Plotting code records
----------
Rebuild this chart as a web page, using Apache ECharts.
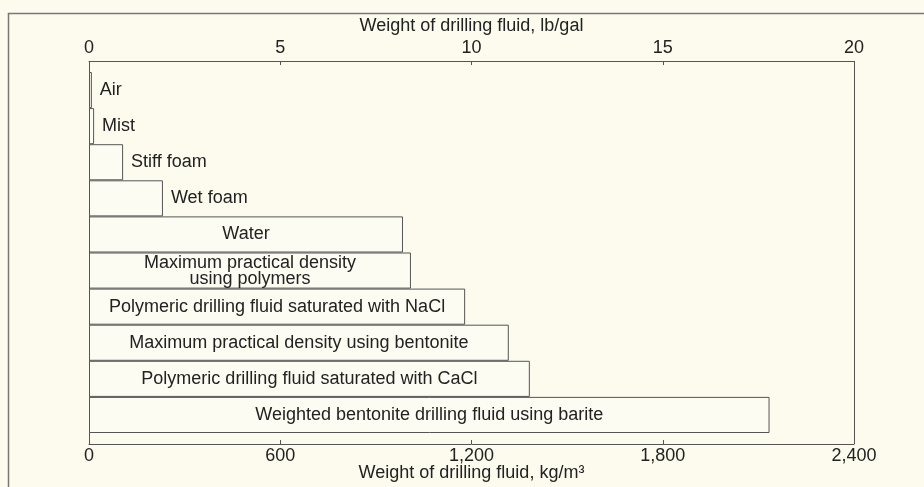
<!DOCTYPE html>
<html>
<head>
<meta charset="utf-8">
<script src="https://cdn.jsdelivr.net/npm/echarts@6/dist/echarts.min.js"></script>
<style>
  html,body{margin:0;padding:0;background:#fcfbee;}
  #chart{width:924px;height:487px;}
</style>
</head>
<body>
<div id="chart"></div>
<script>
// fluid types, top to bottom
var categories = [
    'Air',
    'Mist',
    'Stiff foam',
    'Wet foam',
    'Water',
    'Maximum practical density\nusing polymers',
    'Polymeric drilling fluid saturated with NaCl',
    'Maximum practical density using bentonite',
    'Polymeric drilling fluid saturated with CaCl',
    'Weighted bentonite drilling fluid using barite'
];
// weight, kg/m3
var weights = [9, 16, 107, 232, 985, 1010, 1180, 1317, 1383, 2135];
// label outside the bar for the short ones
var labelOutside = [true, true, true, true, false, false, false, false, false, false];
var lbTicks = [0, 5, 10, 15, 20];
var kgTicks = [0, 600, 1200, 1800, 2400];

var lineColor = '#555';
var textColor = '#222';
var font = '"Liberation Sans", Arial, sans-serif';

var chart = echarts.init(document.getElementById('chart'));

var barData = weights.map(function (v, i) {
    return {
        value: v,
        label: labelOutside[i]
            ? {position: 'right', distance: 8}
            : {position: 'inside'}
    };
});

chart.setOption({
    backgroundColor: '#fcfbee',
    animation: false,
    textStyle: {fontFamily: font},
    grid: {left: 89, right: 70, top: 72, bottom: 54, outerBoundsMode: 'none', containLabel: false},
    xAxis: [
        {
            type: 'value',
            position: 'top',
            offset: 11,
            min: lbTicks[0],
            max: lbTicks[lbTicks.length - 1],
            interval: 5,
            name: 'Weight of drilling fluid, lb/gal',
            nameLocation: 'middle',
            nameGap: 26,
            nameMoveOverlap: false,
            nameTextStyle: {color: textColor, fontSize: 18, fontFamily: font},
            axisLine: {show: true, lineStyle: {color: lineColor, width: 1}},
            axisTick: {show: true, inside: true, length: 4, lineStyle: {color: lineColor}},
            axisLabel: {color: textColor, fontSize: 18, margin: 4, fontFamily: font},
            splitLine: {show: false}
        },
        {
            type: 'value',
            position: 'bottom',
            offset: 11,
            min: kgTicks[0],
            max: kgTicks[kgTicks.length - 1],
            interval: 600,
            name: 'Weight of drilling fluid, kg/m³',
            nameLocation: 'middle',
            nameGap: 20,
            nameMoveOverlap: false,
            nameTextStyle: {color: textColor, fontSize: 18, fontFamily: font},
            axisLine: {show: true, lineStyle: {color: lineColor, width: 1}},
            axisTick: {show: true, inside: true, length: 4, lineStyle: {color: lineColor}},
            axisLabel: {
                color: textColor, fontSize: 18, margin: 3, fontFamily: font,
                formatter: function (v) { return v.toLocaleString('en-US'); }
            },
            splitLine: {show: false}
        }
    ],
    yAxis: {
        type: 'category',
        inverse: true,
        data: categories,
        axisLine: {show: false},
        axisTick: {show: false},
        axisLabel: {show: false}
    },
    series: [{
        type: 'bar',
        xAxisIndex: 1,
        barWidth: '100%',
        data: barData,
        itemStyle: {color: '#fdfcf2', borderColor: lineColor, borderWidth: 1},
        label: {
            show: true,
            formatter: function (p) { return p.name; },
            color: textColor,
            fontSize: 18,
            lineHeight: 16,
            fontFamily: font
        }
    }],
    graphic: [
        {type: 'rect', silent: true, shape: {x: 8.5, y: 13.5, width: 940, height: 500},
         style: {fill: null, stroke: '#777', lineWidth: 1.5}},
        {type: 'line', silent: true, shape: {x1: 89.5, y1: 61, x2: 89.5, y2: 444},
         style: {stroke: lineColor, lineWidth: 1}},
        {type: 'line', silent: true, shape: {x1: 854.5, y1: 61, x2: 854.5, y2: 444},
         style: {stroke: lineColor, lineWidth: 1}}
    ]
});
</script>
</body>
</html>
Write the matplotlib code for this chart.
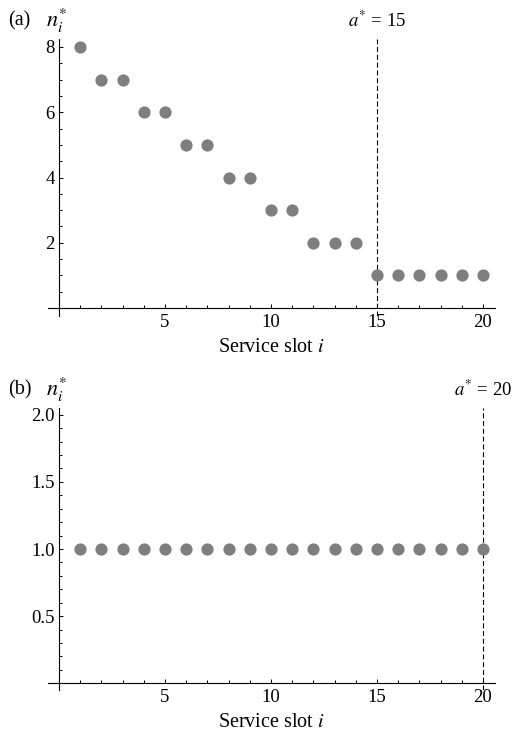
----------
TASK:
Produce an exact copy of each line of data, skipping embedded images.

TASK OUTPUT:
Rebuild this chart as a web page, using Apache ECharts.
<!DOCTYPE html>
<html>
<head>
<meta charset="utf-8">
<script src="https://cdn.jsdelivr.net/npm/echarts@6/dist/echarts.min.js"></script>
<style>
  html,body{margin:0;padding:0;background:#fcfbee;}
  #chart{width:924px;height:487px;}
</style>
</head>
<body>
<div id="chart"></div>
<script>
// fluid types, top to bottom
var categories = [
    'Air',
    'Mist',
    'Stiff foam',
    'Wet foam',
    'Water',
    'Maximum practical density\nusing polymers',
    'Polymeric drilling fluid saturated with NaCl',
    'Maximum practical density using bentonite',
    'Polymeric drilling fluid saturated with CaCl',
    'Weighted bentonite drilling fluid using barite'
];
// weight, kg/m3
var weights = [9, 16, 107, 232, 985, 1010, 1180, 1317, 1383, 2135];
// label outside the bar for the short ones
var labelOutside = [true, true, true, true, false, false, false, false, false, false];
var lbTicks = [0, 5, 10, 15, 20];
var kgTicks = [0, 600, 1200, 1800, 2400];

var lineColor = '#555';
var textColor = '#222';
var font = '"Liberation Sans", Arial, sans-serif';

var chart = echarts.init(document.getElementById('chart'));

var barData = weights.map(function (v, i) {
    return {
        value: v,
        label: labelOutside[i]
            ? {position: 'right', distance: 8}
            : {position: 'inside'}
    };
});

chart.setOption({
    backgroundColor: '#fcfbee',
    animation: false,
    textStyle: {fontFamily: font},
    grid: {left: 89, right: 70, top: 72, bottom: 54, outerBoundsMode: 'none', containLabel: false},
    xAxis: [
        {
            type: 'value',
            position: 'top',
            offset: 11,
            min: lbTicks[0],
            max: lbTicks[lbTicks.length - 1],
            interval: 5,
            name: 'Weight of drilling fluid, lb/gal',
            nameLocation: 'middle',
            nameGap: 26,
            nameMoveOverlap: false,
            nameTextStyle: {color: textColor, fontSize: 18, fontFamily: font},
            axisLine: {show: true, lineStyle: {color: lineColor, width: 1}},
            axisTick: {show: true, inside: true, length: 4, lineStyle: {color: lineColor}},
            axisLabel: {color: textColor, fontSize: 18, margin: 4, fontFamily: font},
            splitLine: {show: false}
        },
        {
            type: 'value',
            position: 'bottom',
            offset: 11,
            min: kgTicks[0],
            max: kgTicks[kgTicks.length - 1],
            interval: 600,
            name: 'Weight of drilling fluid, kg/m³',
            nameLocation: 'middle',
            nameGap: 20,
            nameMoveOverlap: false,
            nameTextStyle: {color: textColor, fontSize: 18, fontFamily: font},
            axisLine: {show: true, lineStyle: {color: lineColor, width: 1}},
            axisTick: {show: true, inside: true, length: 4, lineStyle: {color: lineColor}},
            axisLabel: {
                color: textColor, fontSize: 18, margin: 3, fontFamily: font,
                formatter: function (v) { return v.toLocaleString('en-US'); }
            },
            splitLine: {show: false}
        }
    ],
    yAxis: {
        type: 'category',
        inverse: true,
        data: categories,
        axisLine: {show: false},
        axisTick: {show: false},
        axisLabel: {show: false}
    },
    series: [{
        type: 'bar',
        xAxisIndex: 1,
        barWidth: '100%',
        data: barData,
        itemStyle: {color: '#fdfcf2', borderColor: lineColor, borderWidth: 1},
        label: {
            show: true,
            formatter: function (p) { return p.name; },
            color: textColor,
            fontSize: 18,
            lineHeight: 16,
            fontFamily: font
        }
    }],
    graphic: [
        {type: 'rect', silent: true, shape: {x: 8.5, y: 13.5, width: 940, height: 500},
         style: {fill: null, stroke: '#777', lineWidth: 1.5}},
        {type: 'line', silent: true, shape: {x1: 89.5, y1: 61, x2: 89.5, y2: 444},
         style: {stroke: lineColor, lineWidth: 1}},
        {type: 'line', silent: true, shape: {x1: 854.5, y1: 61, x2: 854.5, y2: 444},
         style: {stroke: lineColor, lineWidth: 1}}
    ]
});
</script>
</body>
</html>
Write the matplotlib code for this chart.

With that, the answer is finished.